Courageous Warriors: Beauty from the Ashes is a collection of interviews with men and women who fought or are fighting breast cancer and who use their experience to contribute to others with similar diagnoses. Participants speak candidly about their lives as patients and survivors — what it was like to learn they had cancer, what it was like being treated. Caregivers discuss the emotional and physical toll on themselves and their families. It’s a holistic look at what cancer can do to someone and their entire social orbit. In being so thorough, so unsparing, Warriors is also able to look at what can come out of such a painful time in its subjects’ lives — organizations devoted to support, to kindness, to education about breast cancer and awareness of how to detect it early for treatment purposes.
The stories told here are as diverse as the men and women telling them. Breast cancer can afflict anyone at any age, regardless of general health or background — a physician who believed she was in the clear thanks to her conscientious lifestyle, a middle-aged man who happened to find a lump while playing with his grandson, a young expectant mother whose treatment choices had to take into account her pregnancy. These are all true stories and they’re all harrowing. So, too, are the stories of the caregivers who worked as hard as they could to help their loved ones battle their illness. The emphasis on the challenges faced by husbands, wives, children, parents, friends and partners who work tirelessly to help someone gives Warriors a broader and more empathetic focus than many documentaries that focus heavily on the disease itself.
This isn’t a film about breast cancer per se. It’s a film about the people who have faced it and how they moved forward once they were able.
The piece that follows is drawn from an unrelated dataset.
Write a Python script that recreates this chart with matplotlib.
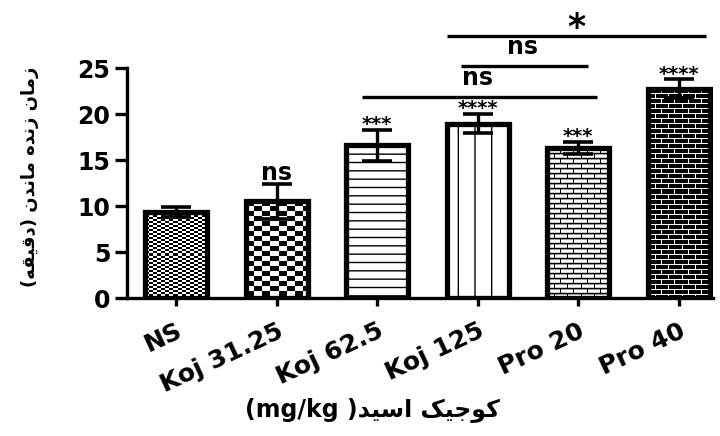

The final act goes into ways to provide care to those who may not have an active system of support. As one doctor notes, the United States healthcare system is very reactive — which means patients who don’t know what kind of care they need may not know what kind of care they should seek. Organizations now exist to help patients. Additionally, many men and women may not know the importance of annual mammograms to help detect cancer early. Early detection is key to chances of survival, and survivors of breast cancer have become key players in raising awareness. Alternative therapies are also covered here, such as Hope Held by a Horse, provides women, via horseback riding and outdoor activities, to grow and heal on their own terms and in an unconventional way.
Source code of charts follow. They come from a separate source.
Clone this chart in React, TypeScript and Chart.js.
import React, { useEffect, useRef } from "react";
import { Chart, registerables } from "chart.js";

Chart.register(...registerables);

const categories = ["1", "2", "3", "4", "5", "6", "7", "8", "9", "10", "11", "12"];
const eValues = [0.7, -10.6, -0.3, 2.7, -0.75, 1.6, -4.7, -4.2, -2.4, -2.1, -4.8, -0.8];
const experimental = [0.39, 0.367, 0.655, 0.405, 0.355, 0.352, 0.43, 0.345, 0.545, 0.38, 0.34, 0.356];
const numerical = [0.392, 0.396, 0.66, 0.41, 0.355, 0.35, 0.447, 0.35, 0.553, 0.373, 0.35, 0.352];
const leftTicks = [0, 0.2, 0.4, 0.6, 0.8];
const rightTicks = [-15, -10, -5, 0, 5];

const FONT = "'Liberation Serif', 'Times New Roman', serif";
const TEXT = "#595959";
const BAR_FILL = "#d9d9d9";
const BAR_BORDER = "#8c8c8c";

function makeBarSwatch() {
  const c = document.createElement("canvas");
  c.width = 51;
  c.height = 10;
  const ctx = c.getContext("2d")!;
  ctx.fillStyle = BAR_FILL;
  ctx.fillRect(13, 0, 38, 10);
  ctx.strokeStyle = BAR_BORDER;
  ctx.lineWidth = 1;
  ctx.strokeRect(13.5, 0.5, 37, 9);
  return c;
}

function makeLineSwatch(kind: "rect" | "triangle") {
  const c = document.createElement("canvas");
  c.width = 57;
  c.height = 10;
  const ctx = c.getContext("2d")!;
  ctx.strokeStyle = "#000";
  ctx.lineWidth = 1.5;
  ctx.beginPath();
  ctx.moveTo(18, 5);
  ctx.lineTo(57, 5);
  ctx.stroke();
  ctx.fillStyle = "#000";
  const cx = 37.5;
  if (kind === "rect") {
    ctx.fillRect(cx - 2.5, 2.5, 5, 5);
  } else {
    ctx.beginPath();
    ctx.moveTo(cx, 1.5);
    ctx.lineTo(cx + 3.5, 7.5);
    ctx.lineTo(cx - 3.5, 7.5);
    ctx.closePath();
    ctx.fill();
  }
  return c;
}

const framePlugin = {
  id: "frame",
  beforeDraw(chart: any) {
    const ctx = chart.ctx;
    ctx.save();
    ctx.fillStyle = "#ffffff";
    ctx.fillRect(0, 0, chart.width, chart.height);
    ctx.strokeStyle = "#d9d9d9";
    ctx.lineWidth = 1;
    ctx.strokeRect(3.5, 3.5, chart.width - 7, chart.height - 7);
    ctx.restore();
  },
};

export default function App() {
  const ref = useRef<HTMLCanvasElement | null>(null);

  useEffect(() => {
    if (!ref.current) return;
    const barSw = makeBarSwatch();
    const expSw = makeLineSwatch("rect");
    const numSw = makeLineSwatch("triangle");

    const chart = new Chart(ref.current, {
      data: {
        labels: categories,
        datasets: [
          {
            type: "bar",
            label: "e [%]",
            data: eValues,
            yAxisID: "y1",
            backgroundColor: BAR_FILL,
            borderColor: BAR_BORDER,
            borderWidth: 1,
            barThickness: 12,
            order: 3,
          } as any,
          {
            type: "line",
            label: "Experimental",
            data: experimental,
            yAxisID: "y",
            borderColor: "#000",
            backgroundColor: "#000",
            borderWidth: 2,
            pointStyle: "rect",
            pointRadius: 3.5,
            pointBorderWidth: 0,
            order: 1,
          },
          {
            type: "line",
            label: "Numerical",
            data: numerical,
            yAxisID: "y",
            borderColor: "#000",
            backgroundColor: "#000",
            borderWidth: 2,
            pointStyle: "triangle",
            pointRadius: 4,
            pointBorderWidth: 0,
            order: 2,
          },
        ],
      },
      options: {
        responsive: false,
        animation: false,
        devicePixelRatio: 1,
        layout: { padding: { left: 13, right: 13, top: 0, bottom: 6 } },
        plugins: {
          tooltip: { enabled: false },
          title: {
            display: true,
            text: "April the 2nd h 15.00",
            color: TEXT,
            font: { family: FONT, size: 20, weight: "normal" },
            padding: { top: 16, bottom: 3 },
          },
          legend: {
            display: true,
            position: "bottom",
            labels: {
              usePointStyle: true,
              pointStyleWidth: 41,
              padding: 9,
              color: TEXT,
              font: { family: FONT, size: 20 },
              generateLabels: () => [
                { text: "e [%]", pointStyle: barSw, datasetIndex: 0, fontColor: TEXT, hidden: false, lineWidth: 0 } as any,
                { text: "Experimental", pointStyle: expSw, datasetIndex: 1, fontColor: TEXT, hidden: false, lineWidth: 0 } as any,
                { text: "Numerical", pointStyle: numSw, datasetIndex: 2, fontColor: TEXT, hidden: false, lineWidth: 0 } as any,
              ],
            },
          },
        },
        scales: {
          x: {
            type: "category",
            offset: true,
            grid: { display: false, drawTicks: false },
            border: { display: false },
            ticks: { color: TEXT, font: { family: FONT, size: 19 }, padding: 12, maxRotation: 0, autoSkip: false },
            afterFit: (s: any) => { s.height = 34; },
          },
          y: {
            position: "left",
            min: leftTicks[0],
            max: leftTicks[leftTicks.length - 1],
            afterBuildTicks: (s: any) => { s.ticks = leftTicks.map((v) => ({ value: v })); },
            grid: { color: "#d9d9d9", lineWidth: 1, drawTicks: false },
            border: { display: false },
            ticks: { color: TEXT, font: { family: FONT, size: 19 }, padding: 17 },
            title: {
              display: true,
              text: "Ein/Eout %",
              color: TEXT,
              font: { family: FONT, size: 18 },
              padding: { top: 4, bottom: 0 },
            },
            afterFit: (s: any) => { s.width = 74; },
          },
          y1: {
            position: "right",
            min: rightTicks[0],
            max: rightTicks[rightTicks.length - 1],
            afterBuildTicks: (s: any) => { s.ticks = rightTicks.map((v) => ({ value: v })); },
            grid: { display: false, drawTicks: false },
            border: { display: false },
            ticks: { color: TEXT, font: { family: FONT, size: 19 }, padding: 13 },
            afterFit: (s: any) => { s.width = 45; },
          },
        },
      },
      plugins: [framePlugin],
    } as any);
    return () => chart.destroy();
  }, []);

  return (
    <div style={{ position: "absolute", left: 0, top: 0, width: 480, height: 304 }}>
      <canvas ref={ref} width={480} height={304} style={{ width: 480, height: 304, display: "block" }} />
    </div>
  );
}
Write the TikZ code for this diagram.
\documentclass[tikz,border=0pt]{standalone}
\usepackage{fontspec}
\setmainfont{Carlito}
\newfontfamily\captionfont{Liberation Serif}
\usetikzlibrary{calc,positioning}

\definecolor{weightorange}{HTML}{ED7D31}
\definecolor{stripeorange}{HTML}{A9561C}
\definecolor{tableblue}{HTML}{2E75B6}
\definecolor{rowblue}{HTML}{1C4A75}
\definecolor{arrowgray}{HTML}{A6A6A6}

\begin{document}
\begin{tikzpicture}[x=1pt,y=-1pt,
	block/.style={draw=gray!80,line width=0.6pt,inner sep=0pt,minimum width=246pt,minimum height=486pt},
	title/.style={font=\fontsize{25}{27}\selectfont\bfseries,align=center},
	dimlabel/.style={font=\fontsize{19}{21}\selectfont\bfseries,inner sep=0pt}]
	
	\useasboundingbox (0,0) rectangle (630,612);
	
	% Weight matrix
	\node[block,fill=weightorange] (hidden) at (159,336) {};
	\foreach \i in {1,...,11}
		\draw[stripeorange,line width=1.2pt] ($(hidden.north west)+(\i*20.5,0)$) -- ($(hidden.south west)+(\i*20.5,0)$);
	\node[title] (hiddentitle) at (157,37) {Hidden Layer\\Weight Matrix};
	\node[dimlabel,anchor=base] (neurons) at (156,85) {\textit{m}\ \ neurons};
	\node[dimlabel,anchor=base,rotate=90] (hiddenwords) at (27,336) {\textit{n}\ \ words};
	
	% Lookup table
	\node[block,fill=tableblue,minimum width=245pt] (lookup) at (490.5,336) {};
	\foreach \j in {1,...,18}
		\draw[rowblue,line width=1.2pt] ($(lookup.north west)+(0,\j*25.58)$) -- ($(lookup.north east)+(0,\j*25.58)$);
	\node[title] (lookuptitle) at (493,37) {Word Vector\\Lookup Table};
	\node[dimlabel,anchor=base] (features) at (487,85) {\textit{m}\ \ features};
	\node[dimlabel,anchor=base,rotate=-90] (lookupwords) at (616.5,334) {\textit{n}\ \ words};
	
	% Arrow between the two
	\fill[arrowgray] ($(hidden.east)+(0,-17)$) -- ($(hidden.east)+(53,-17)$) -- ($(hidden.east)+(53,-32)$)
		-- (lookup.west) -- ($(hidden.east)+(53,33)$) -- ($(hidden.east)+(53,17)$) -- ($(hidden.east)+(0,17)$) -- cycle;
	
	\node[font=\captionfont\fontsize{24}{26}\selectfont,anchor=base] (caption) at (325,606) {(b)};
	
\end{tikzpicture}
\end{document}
Like many films, director Darla Rae discovered the story she was telling while making another, more focused documentary on mastectomy bras. In the process of conducting interviews, she realized there were more stories to be told and a large network of support groups that may not be known to those newly diagnosed. She was able to bring Dee Wallace, famous for her performance in E.T.: The Extra Terrestrial and other films, to narrate the journey. The result is a documentary that lets people know they’re not alone in their struggle, one that can hopefully connect them to someone in a similar situation or groups that can help them.